1. Hysa, Halabessa and Sweasy - "Hitta Minni"

"We introduced this culture of having live drums to mahraganatlive music elements. We made a library [of live drum samples] and this library is used by every single producer for the last two years. We introduced this track to the scene with pleasure. It became very popular, very popular. We introduced the slow rhythm to the scene. This was the first time we introduced the live drum sampling, in this track.

The beat is the core of the track. The beat has to be the track. If the beat is good, then you can put anything else on top of it—that's fine. If the beat is done well, it's 50 percent successful—khalaas, finished! [dusts off his hands] Then after that, in mahraganat, you need to look for the body and power and push. You need to make it always louder and stronger. That's the goal. When you play it live or when you post-produce it, finalize the track, you need to make it stronger, always. That's why we all sit in the studio. There's no other reason."

2. Sadat and Alaa Fifty - "Hooga"

"The rhyme in it, it's very different. It's just different. The dirtier, the crazier you get, the better. As if you're threatening someone almost. You always hear this in the room: "It has to be dirtier. It has to be much more dangerous. You have to do it like that. You have to scream like that or say it like that." The scarier you are as a character, in the way you talk, the better you are on the mic."

3. Hysa and Halabessa - "T3arif"

"Part of [the Auto-Tune] is for them to be in tune with the track, and the other part is the character of the mahraganat. It's very much related to the Auto-Tune. It's used for both. You need them equally—like 50 percent for the character and 50 percent in order to sound correct. It also gives a brightness, a certain brightness to the voice. It makes you sound nice. It's clean. It looks good, but not in a weak way. Not because they are ashamed of the fact that they are not proper educated singers or anything. It's related to the wedding parties, to the ceremonies, and happiness and joy."

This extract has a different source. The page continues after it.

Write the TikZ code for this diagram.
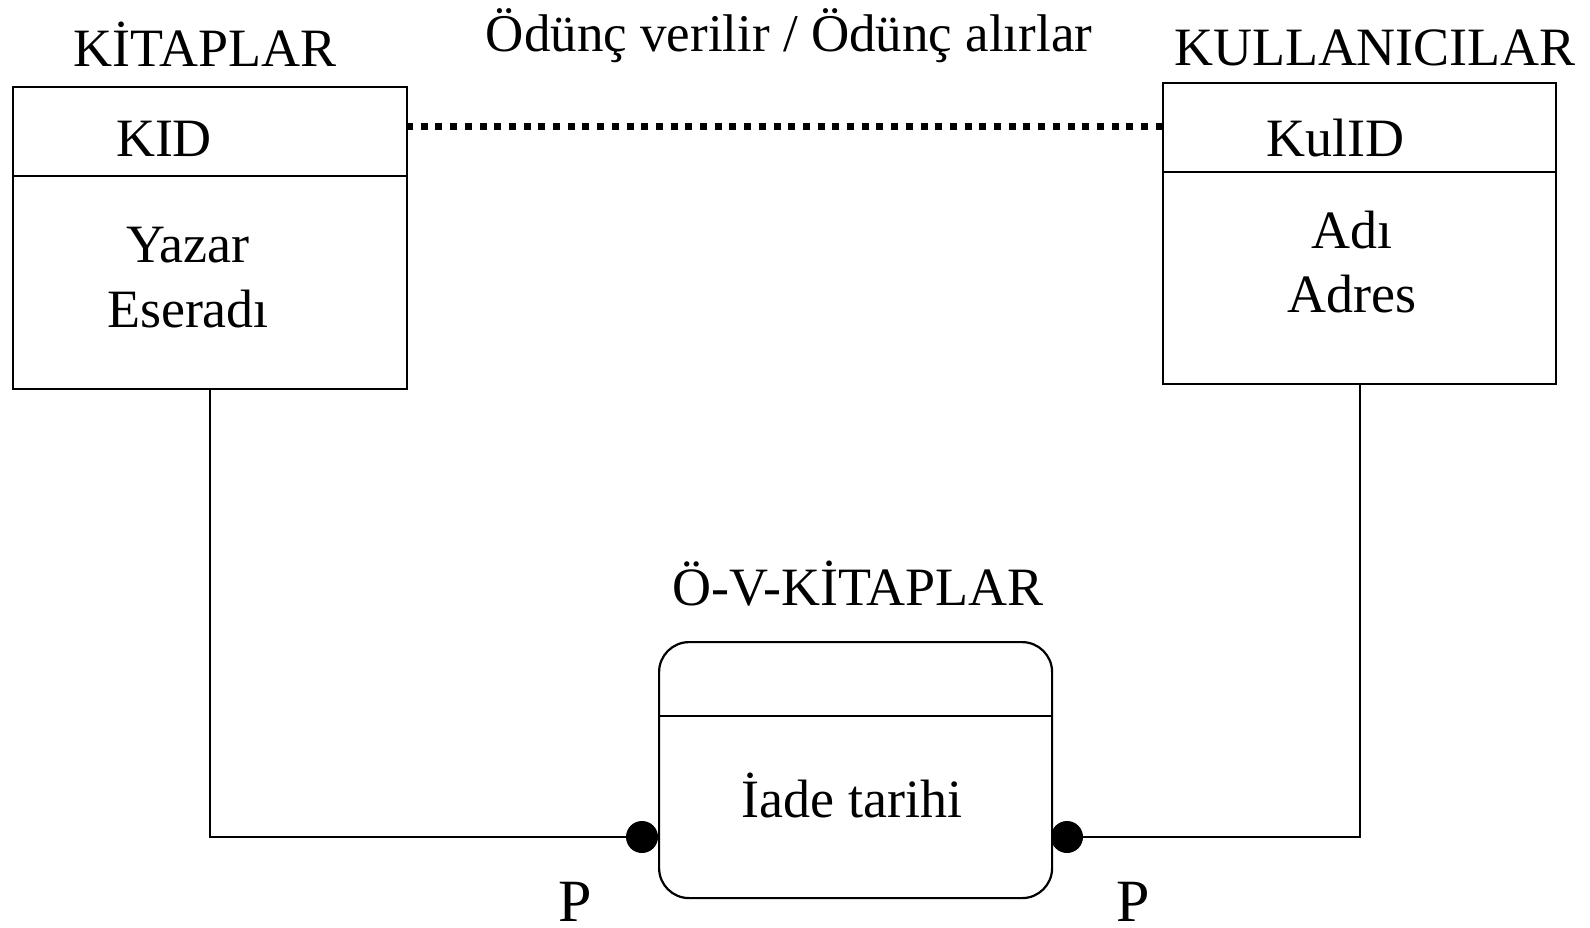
\documentclass[tikz,border=0pt]{standalone}
\usepackage{fontspec}
\setmainfont{Liberation Serif}
\begin{document}
\begin{tikzpicture}[x=1pt,y=-1pt,
  entity/.style={draw, line width=2.2pt, rectangle, inner sep=0pt, anchor=north west},
  rel/.style={draw, line width=2.2pt, rectangle, rounded corners=30pt, inner sep=0pt, anchor=north west},
  lbl/.style={anchor=base, inner sep=0pt, font=\fontsize{54}{62}\selectfont},
  toplbl/.style={anchor=base, inner sep=0pt, font=\fontsize{53}{60}\selectfont},
  plbl/.style={anchor=base, inner sep=0pt, text depth=0pt, font=\fontsize{60}{70}\selectfont},
  conn/.style={line width=2pt},
  sep/.style={line width=2.2pt},
  dotline/.style={line width=7pt, dash pattern=on 7pt off 7.7pt},
  bullet/.style={circle, fill=black, inner sep=0pt, minimum size=32pt}
]
\useasboundingbox (0,0) rectangle (1590,928);

% entity boxes
\node[entity, minimum width=394pt, minimum height=302pt] (kbox) at (12,86) {};
\node[entity, minimum width=393pt, minimum height=301pt] (ubox) at (1162,82) {};
\node[rel, minimum width=393pt, minimum height=256pt] (obox) at (658,641) {};

% dividers
\draw[sep] (12,176) -- (406,176);
\draw[sep] (1162,172) -- (1555,172);
\draw[sep] (658,716) -- (1051,716);

% titles
\node[lbl] (kt) at (205,67) {KİTAPLAR};
\node[lbl] (ut) at (1375,66) {KULLANICILAR};
\node[lbl] (ot) at (858,605) {Ö-V-KİTAPLAR};
\node[toplbl] (rt) at (789,52) {Ödünç verilir / Ödünç alırlar};

% attributes
\node[lbl] (kid) at (164,157) {KID};
\node[lbl] (yaz) at (188,262) {Yazar};
\node[lbl] (ese) at (188,327) {Eseradı};
\node[lbl] (kul) at (1335,157) {KulID};
\node[lbl] (adi) at (1352,248) {Adı};
\node[lbl] (adr) at (1352,312) {Adres};
\node[lbl] (iade) at (852,817) {İade tarihi};

% dotted relationship line
\coordinate (d1) at (406,127);
\coordinate (d2) at (1162,127);
\draw[dotline] (d1) -- (d2);

% participation dots
\node[bullet] (dl) at (642,837) {};
\node[bullet] (dr) at (1067,837) {};

% connectors
\draw[conn] (kbox.south) |- (dl);
\draw[conn] (ubox.south) |- (dr);

% P labels
\node[plbl] (pl) at (575,921) {P};
\node[plbl] (pr) at (1133,921) {P};
\end{tikzpicture}
\end{document}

4. Ahmed El-Sweasy - "Aznabto Ya Rabbi"

"There's this style that he does too. Not only mahraganat. I will play mahraganat stuff for you too but there's this side-project that we do. He's a very good singer. Sweasy is the new rock star. I invited his previous band to produce a track for the studio, and then he was there. He was not very comfortable with them. You hear this guy? Jesus. And he's very streetwise."

5. Islam Chipsy and EEK - "Kahraba"

"Chipsy is the king of keyboard. He's the best keyboard player, ever. I heard of him through someone and then I checked him online. I liked what he does very much. There was a wedding of a good friend of mine and she told me, "Oh, what should I do?" I told her, "You should get this guy in your wedding, playing live." She had a nice wedding party a bit outside of Cairo, in a nice villa. And then he was there, and I was very drunk, and I went to him and said, "Chipsy, you're great and we will do big things together. Trust me." And he said, "Yeah, yeah, of course. Good night. Enjoy yourself." And then he left and I left and then I called him and said, "Remember me?" [Refat now manages Chipsy and plays drums with EEK.]"

6. Filo - "El Slek Lammes"

"How can I say this in a polite way? Fuck the elite culture. It cannot just decide what's experimental or what's new or what's different. The youth culture is much more important for me. If we don't work for this, there's no future basically. You don't have a future if you don't see the good things coming from your culture, from very deep. I don't care how the West or how the elite culture thinks about new music or "good" music or respect in art or all these issues about music, or what is mainstream or what is not mainstream. We have this room and we have the other room. [Gestures at his studio and his office across the hall.] We come here and we do what we do. It happens to be successful and I'm very happy. It happens that we make a lot of money out of it; I'm very happy. It happens we have a real estate company putting up a festival, or a beer company paying money [to produce our music videos], but I still work with these kids. I don't change. That's the source. And that's really what's deep inside. If I don't have an influence or an impact in the culture where I function, or where I live, why do it at all?"